▸ Goal: Restate each line word for word. Leave out every picture.

---+---

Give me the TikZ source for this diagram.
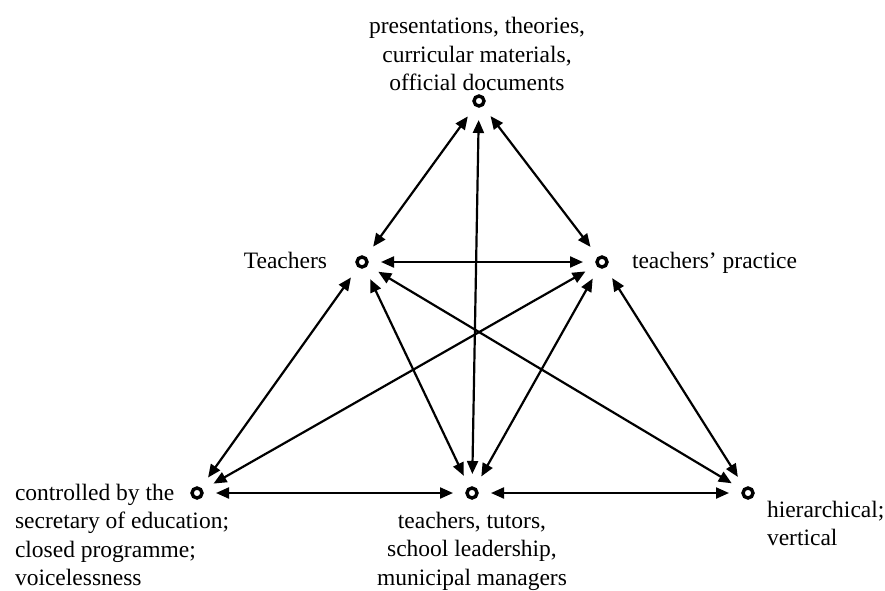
\documentclass[tikz,border=0pt]{standalone}
\usepackage{fontspec}
\setmainfont{Liberation Serif}
\usetikzlibrary{arrows.meta}
\begin{document}
\begin{tikzpicture}[x=1pt,y=-1pt,
  dot/.style={circle,draw=black,line width=3.4pt,minimum size=10pt,inner sep=0pt,outer sep=0pt},
  lbl/.style={inner sep=0pt,outer sep=0pt,font=\fontsize{23.5}{28.5}\selectfont},
  link/.style={line width=2.2pt,{Triangle[length=13pt,width=11pt]}-{Triangle[length=13pt,width=11pt]},shorten <=14pt,shorten >=14pt}]
\useasboundingbox (0,0) rectangle (885,590);
\fill[white] (0,0) rectangle (885,590);
\node[dot] (top) at (479,101) {};
\node[dot] (tea) at (362,262) {};
\node[dot] (pra) at (602,262) {};
\node[dot] (bl) at (197,493) {};
\node[dot] (bm) at (472,493) {};
\node[dot] (br) at (748,493) {};
\node[lbl,align=center,anchor=south] (ttop) at (477,91) {presentations, theories,\\curricular materials,\\official documents};
\node[lbl,anchor=base east] (ttea) at (327,268) {Teachers};
\node[lbl,anchor=base west] (tpra) at (632,268) {teachers’ practice};
\node[lbl,align=left,anchor=north west] (tbl) at (15,484) {controlled by the\\secretary of education;\\closed programme;\\voicelessness};
\node[lbl,align=center,anchor=north] (tbm) at (472,512) {teachers, tutors,\\school leadership,\\municipal managers};
\node[lbl,align=left,anchor=north west] (tbr) at (767,501) {hierarchical;\\vertical};
\draw[link] (top) -- (tea);
\draw[link] (top) -- (pra);
\draw[link] (top) -- (bm);
\draw[link] (tea) -- (pra);
\draw[link] (tea) -- (bl);
\draw[link] (tea) -- (bm);
\draw[link] (tea) -- (br);
\draw[link] (pra) -- (bl);
\draw[link] (pra) -- (bm);
\draw[link] (pra) -- (br);
\draw[link] (bl) -- (bm);
\draw[link] (bm) -- (br);
\end{tikzpicture}
\end{document}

---+---

▸ Task solution:
Give me the TikZ source for this diagram.
\documentclass[tikz,border=0pt]{standalone}
\usepackage{fontspec}
\setmainfont{Liberation Serif}
\usetikzlibrary{arrows.meta}
\begin{document}
\begin{tikzpicture}[x=1pt,y=-1pt,
  dot/.style={circle,draw=black,line width=3.4pt,minimum size=10pt,inner sep=0pt,outer sep=0pt},
  lbl/.style={inner sep=0pt,outer sep=0pt,font=\fontsize{23.5}{28.5}\selectfont},
  link/.style={line width=2.2pt,{Triangle[length=13pt,width=11pt]}-{Triangle[length=13pt,width=11pt]},shorten <=14pt,shorten >=14pt}]
\useasboundingbox (0,0) rectangle (885,590);
\fill[white] (0,0) rectangle (885,590);
\node[dot] (top) at (479,101) {};
\node[dot] (tea) at (362,262) {};
\node[dot] (pra) at (602,262) {};
\node[dot] (bl) at (197,493) {};
\node[dot] (bm) at (472,493) {};
\node[dot] (br) at (748,493) {};
\node[lbl,align=center,anchor=south] (ttop) at (477,91) {presentations, theories,\\curricular materials,\\official documents};
\node[lbl,anchor=base east] (ttea) at (327,268) {Teachers};
\node[lbl,anchor=base west] (tpra) at (632,268) {teachers’ practice};
\node[lbl,align=left,anchor=north west] (tbl) at (15,484) {controlled by the\\secretary of education;\\closed programme;\\voicelessness};
\node[lbl,align=center,anchor=north] (tbm) at (472,512) {teachers, tutors,\\school leadership,\\municipal managers};
\node[lbl,align=left,anchor=north west] (tbr) at (767,501) {hierarchical;\\vertical};
\draw[link] (top) -- (tea);
\draw[link] (top) -- (pra);
\draw[link] (top) -- (bm);
\draw[link] (tea) -- (pra);
\draw[link] (tea) -- (bl);
\draw[link] (tea) -- (bm);
\draw[link] (tea) -- (br);
\draw[link] (pra) -- (bl);
\draw[link] (pra) -- (bm);
\draw[link] (pra) -- (br);
\draw[link] (bl) -- (bm);
\draw[link] (bm) -- (br);
\end{tikzpicture}
\end{document}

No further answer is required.